The safely_select_variables() function selects variables from dataset returned by safely_transform_data() function. For each original variable exactly one variable is chosen

  • either original one or transformed one. The choice is based on the AIC value for linear model (regression) or logistic regression (classification).

safely_select_variables(
  safe_extractor,
  data,
  y = NULL,
  which_y = NULL,
  class_pred = NULL,
  verbose = TRUE
)

Arguments

safe_extractor

object containing information about variables transformations created with safe_extraction() function

data

data, original dataset or the one returned by safely_transform_data() function. If data do not contain transformed variables then transformation is done inside this function using 'safe_extractor' argument. Data may contain response variable or not - if it does then 'which_y' argument must be given, otherwise 'y' argument should be provided.

y

vector of responses, must be given if data does not contain it

which_y

numeric or character (optional), must be given if data contains response values

class_pred

numeric or character, used only in multi-classification problems.
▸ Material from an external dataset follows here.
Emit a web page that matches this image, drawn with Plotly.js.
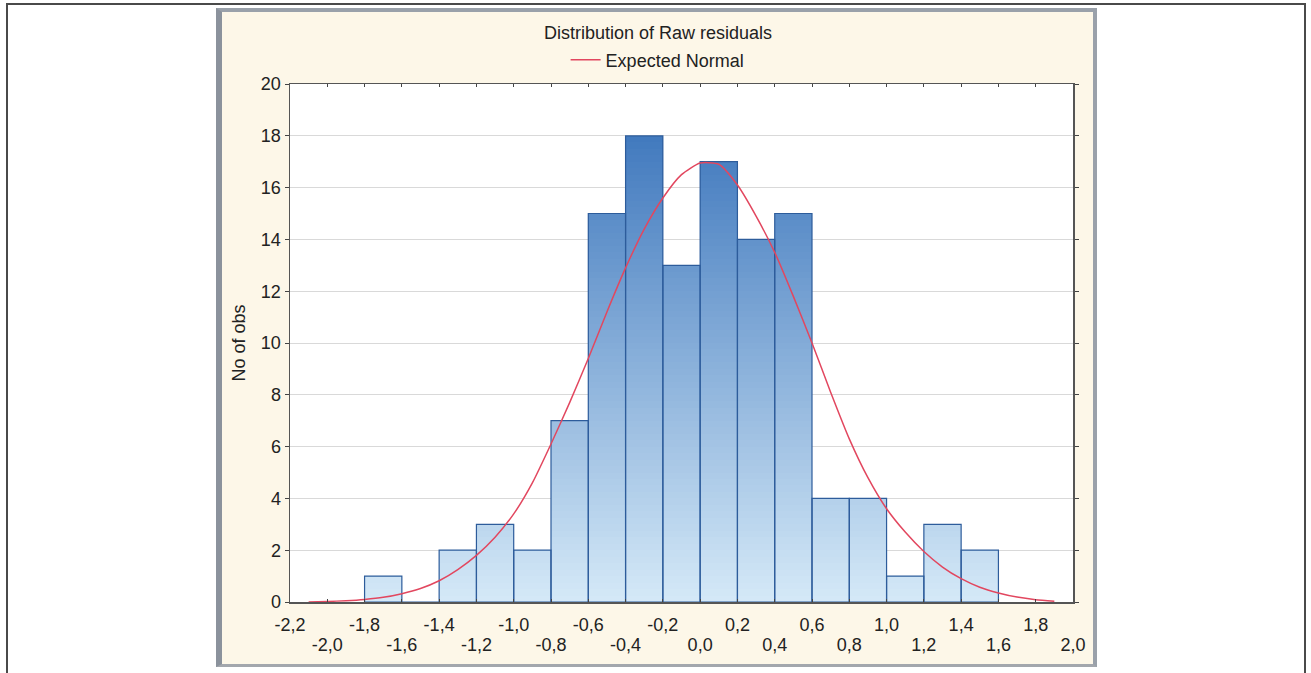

If response vector has more than two levels, then 'class_pred' should indicate the class of interest which will denote failure - all other classes will stand for success.

verbose

logical, if progress bar is to be printed

Value

vector of variables names, selected based on AIC values

See also

Examples


library(DALEX)
library(randomForest)
library(rSAFE)

data <- apartments[1:500,]
set.seed(111)
model_rf <- randomForest(m2.price ~ construction.year + surface + floor +
                           no.rooms + district, data = data)
explainer_rf <- explain(model_rf, data = data[,2:6], y = data[,1])
#> Preparation of a new explainer is initiated
#>   -> model label       :  randomForest  (  default  )
#>   -> data              :  500  rows  5  cols 
#>   -> target variable   :  500  values 
#>   -> predict function  :  yhat.randomForest  will be used (  default  )
#>   -> predicted values  :  No value for predict function target column. (  default  )
#>   -> model_info        :  package randomForest , ver. 4.6.14 , task regression (  default  ) 
#>   -> predicted values  :  numerical, min =  2010.939 , mean =  3502.345 , max =  5764.513  
#>   -> residual function :  difference between y and yhat (  default  )
#>   -> residuals         :  numerical, min =  -387.9388 , mean =  -0.6372461 , max =  749.0998  
#>   A new explainer has been created!  
safe_extractor <- safe_extraction(explainer_rf, verbose = FALSE)
safely_select_variables(safe_extractor, data, which_y = "m2.price", verbose = FALSE)
#> [1] "surface"               "floor"                 "no.rooms"             
#> [4] "construction.year_new" "district_new"